■ EXERCISE ■
Begin with the first line and repeat exactly through the line containing "Chart.register(...registerables);"; leave every image out.

■ DATA SEGMENT ■
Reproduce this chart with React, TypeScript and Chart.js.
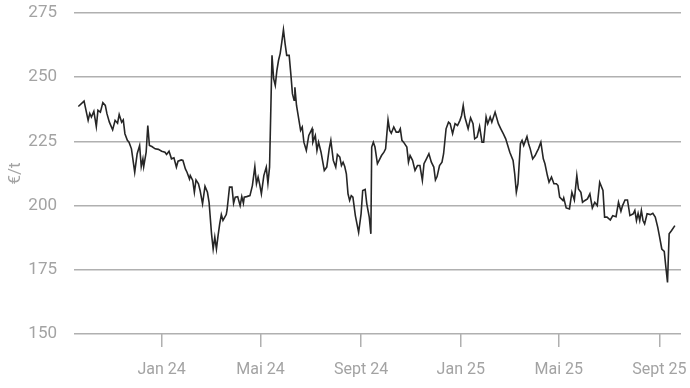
import React, { useEffect, useRef } from "react";
import { Chart, registerables } from "chart.js";

Chart.register(...registerables);

// days since 1 Jan 2024
const DAYS = [
  -102, -95, -90, -88, -86, -83, -80, -78, -75, -72, -69, -67, -64, -60, -57, -54, -52, -49, -47, -45,
  -42, -40, -37, -33, -30, -27, -25, -23, -22, -19, -17, -15, -12, -8, -4, 0, 4, 6, 9, 12,
  15, 18, 20, 24, 26, 29, 31, 34, 35, 38, 40, 42, 45, 47, 50, 53, 56, 58, 61, 63,
  65, 67, 69, 71, 73, 75, 79, 80, 83, 86, 88, 90, 93, 96, 98, 100, 101, 104, 108, 111,
  114, 116, 118, 120, 122, 125, 128, 130, 132, 135, 137, 139, 141, 143, 145, 147, 149, 151, 153, 156,
  158, 160, 162, 163, 165, 168, 170, 172, 174, 177, 180, 184, 185, 188, 190, 192, 195, 199, 202, 205,
  207, 210, 213, 215, 218, 220, 222, 224, 226, 228, 230, 232, 234, 237, 241, 244, 246, 249, 251, 254,
  256, 257, 259, 261, 264, 267, 269, 272, 274, 277, 279, 281, 284, 287, 290, 292, 294, 296, 300, 302,
  304, 307, 310, 313, 316, 319, 321, 324, 327, 330, 333, 335, 337, 340, 343, 345, 348, 351, 353, 356,
  359, 362, 365, 367, 369, 371, 375, 378, 381, 383, 386, 389, 392, 394, 397, 399, 402, 404, 408, 412,
  415, 418, 421, 426, 430, 432, 434, 436, 439, 441, 443, 447, 449, 451, 454, 457, 459, 461, 464, 467,
  469, 472, 474, 477, 480, 483, 485, 487, 491, 492, 495, 499, 502, 505, 508, 510, 513, 515, 518, 521,
  524, 527, 530, 533, 536, 540, 542, 545, 549, 552, 556, 559, 562, 564, 567, 570, 573, 577, 579, 581,
  583, 585, 587, 589, 591, 594, 598, 601, 604, 607, 609, 612, 615, 617, 619, 621, 624, 628,
];

// price in €/t
const PRICES = [
  238.6, 240.7, 233.2, 235.9, 234.5, 236.7, 230.8, 237.1, 236.4, 240.1, 239.0, 235.8, 232.5, 229.5, 233.2, 232.1, 235.5, 232.5, 233.4, 228.0,
  225.4, 224.7, 222.1, 213.0, 220.2, 223.4, 215.2, 218.2, 215.2, 220.8, 231.2, 223.4, 223.0, 222.1, 221.9, 221.2, 220.8, 219.9, 221.2, 218.2,
  218.6, 215.0, 217.3, 217.8, 217.6, 214.3, 213.0, 210.4, 211.7, 209.8, 205.2, 210.0, 208.5, 205.9, 200.7, 207.5, 205.2, 201.3, 189.0, 183.1,
  187.7, 183.1, 188.3, 192.9, 196.5, 194.2, 196.5, 198.3, 207.2, 207.2, 200.9, 203.3, 203.5, 200.0, 203.5, 200.9, 203.3, 203.5, 203.9, 207.8,
  215.2, 208.5, 211.1, 208.2, 204.6, 211.7, 215.0, 208.7, 215.0, 258.5, 249.4, 246.8, 252.7, 256.6, 259.2, 263.7, 268.5, 263.1, 258.5, 258.5,
  251.4, 243.6, 241.0, 246.1, 239.0, 233.2, 229.3, 230.6, 224.7, 221.5, 227.3, 229.9, 224.7, 227.3, 221.5, 224.7, 220.8, 213.7, 215.0, 222.1,
  225.4, 217.6, 215.0, 219.9, 218.9, 215.6, 216.9, 215.2, 212.4, 204.6, 202.0, 203.9, 203.3, 196.1, 189.6, 196.8, 205.9, 206.3, 200.7, 195.5,
  189.0, 222.8, 224.7, 222.8, 216.3, 218.2, 219.5, 220.8, 222.1, 233.4, 229.3, 228.2, 230.6, 228.6, 228.6, 229.9, 225.4, 224.7, 222.8, 216.9,
  219.5, 217.6, 213.7, 215.6, 215.6, 209.8, 216.3, 218.2, 220.2, 216.9, 215.0, 210.0, 211.3, 215.6, 216.9, 220.2, 229.9, 232.5, 231.9, 228.0,
  231.9, 231.2, 233.2, 235.1, 239.0, 234.5, 229.9, 234.2, 231.9, 226.0, 226.7, 230.8, 224.7, 224.7, 234.5, 231.9, 234.5, 232.5, 236.4, 231.9,
  229.9, 228.0, 226.0, 220.8, 217.6, 212.4, 205.2, 208.5, 224.1, 225.4, 223.4, 226.9, 224.1, 222.1, 218.2, 219.5, 220.8, 222.1, 224.7, 218.2,
  216.3, 211.7, 209.1, 211.1, 208.5, 208.5, 207.8, 203.3, 202.0, 203.0, 199.1, 198.7, 205.2, 202.2, 211.7, 206.5, 205.2, 201.3, 202.0, 202.6,
  204.6, 199.1, 201.3, 200.0, 209.1, 205.9, 195.5, 195.5, 194.4, 196.1, 195.7, 201.3, 197.8, 200.0, 202.2, 202.2, 196.1, 196.8, 198.1, 194.2,
  197.0, 194.2, 198.1, 194.2, 192.9, 196.8, 196.5, 197.0, 195.5, 191.6, 188.3, 183.1, 182.2, 176.0, 170.1, 189.0, 190.3, 192.2,
];

const TICK_DAYS = [0, 121, 244, 366, 486, 609];
const TICK_LABELS = ["Jan 24", "Mai 24", "Sept 24", "Jan 25", "Mai 25", "Sept 25"];
const Y_TICKS = [150, 175, 200, 225, 250, 275];
const Y_TITLE = "€/t";

const FONT = "'Roboto', sans-serif";
const TEXT = "#a3a3a3";
const GRID = "#b0b0b0";

export default function App() {
  const ref = useRef<HTMLCanvasElement>(null);

  useEffect(() => {
    document.body.style.margin = "0";
    const canvas = ref.current;
    if (!canvas) return;
    const chart = new Chart(canvas, {
      type: "line",
      data: {
        datasets: [
          {
            data: DAYS.map((d, i) => ({ x: d, y: PRICES[i] })),
            borderColor: "#262626",
            borderWidth: 1.6,
            pointRadius: 0,
            tension: 0,
            fill: false,
          },
        ],
      },
      options: {
        responsive: false,
        animation: false,
        layout: { padding: { top: 13, right: 9, left: 0, bottom: 0 } },
        plugins: { legend: { display: false }, tooltip: { enabled: false } },
        scales: {
          x: {
            type: "linear",
            min: -107.3,
            max: 635.5,
            afterBuildTicks: (scale: any) => {
              scale.ticks = TICK_DAYS.map((v) => ({ value: v }));
            },
            afterFit: (scale: any) => {
              scale.height = 54;
              scale.paddingLeft = 0;
              scale.paddingRight = 0;
            },
            border: { display: false },
            grid: {
              drawOnChartArea: false,
              drawTicks: true,
              tickLength: 13,
              color: GRID,
              lineWidth: 1.5,
            },
            ticks: {
              autoSkip: false,
              maxRotation: 0,
              padding: 13,
              color: TEXT,
              font: { family: FONT, size: 16 },
              callback: (_v: any, i: number) => TICK_LABELS[i],
            },
          },
          y: {
            min: 150,
            max: 275,
            afterBuildTicks: (scale: any) => {
              scale.ticks = Y_TICKS.map((v) => ({ value: v }));
            },
            afterFit: (scale: any) => {
              scale.width = 74;
              scale.paddingTop = 0;
              scale.paddingBottom = 0;
            },
            border: { display: false },
            grid: { drawTicks: false, color: GRID, lineWidth: 1.6 },
            ticks: {
              padding: 17,
              color: TEXT,
              font: { family: FONT, size: 17 },
            },
            title: {
              display: true,
              text: Y_TITLE,
              color: TEXT,
              font: { family: FONT, size: 17 },
              padding: { top: 6, bottom: 0 },
            },
          },
        },
      },
    });
    return () => chart.destroy();
  }, []);

  return (
    <div style={{ width: 690, height: 388 }}>
      <canvas ref={ref} width={690} height={388} style={{ display: "block" }} />
    </div>
  );
}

■ ANSWER TO THIS TASK ■
Reproduce this chart with React, TypeScript and Chart.js.
import React, { useEffect, useRef } from "react";
import { Chart, registerables } from "chart.js";

Chart.register(...registerables);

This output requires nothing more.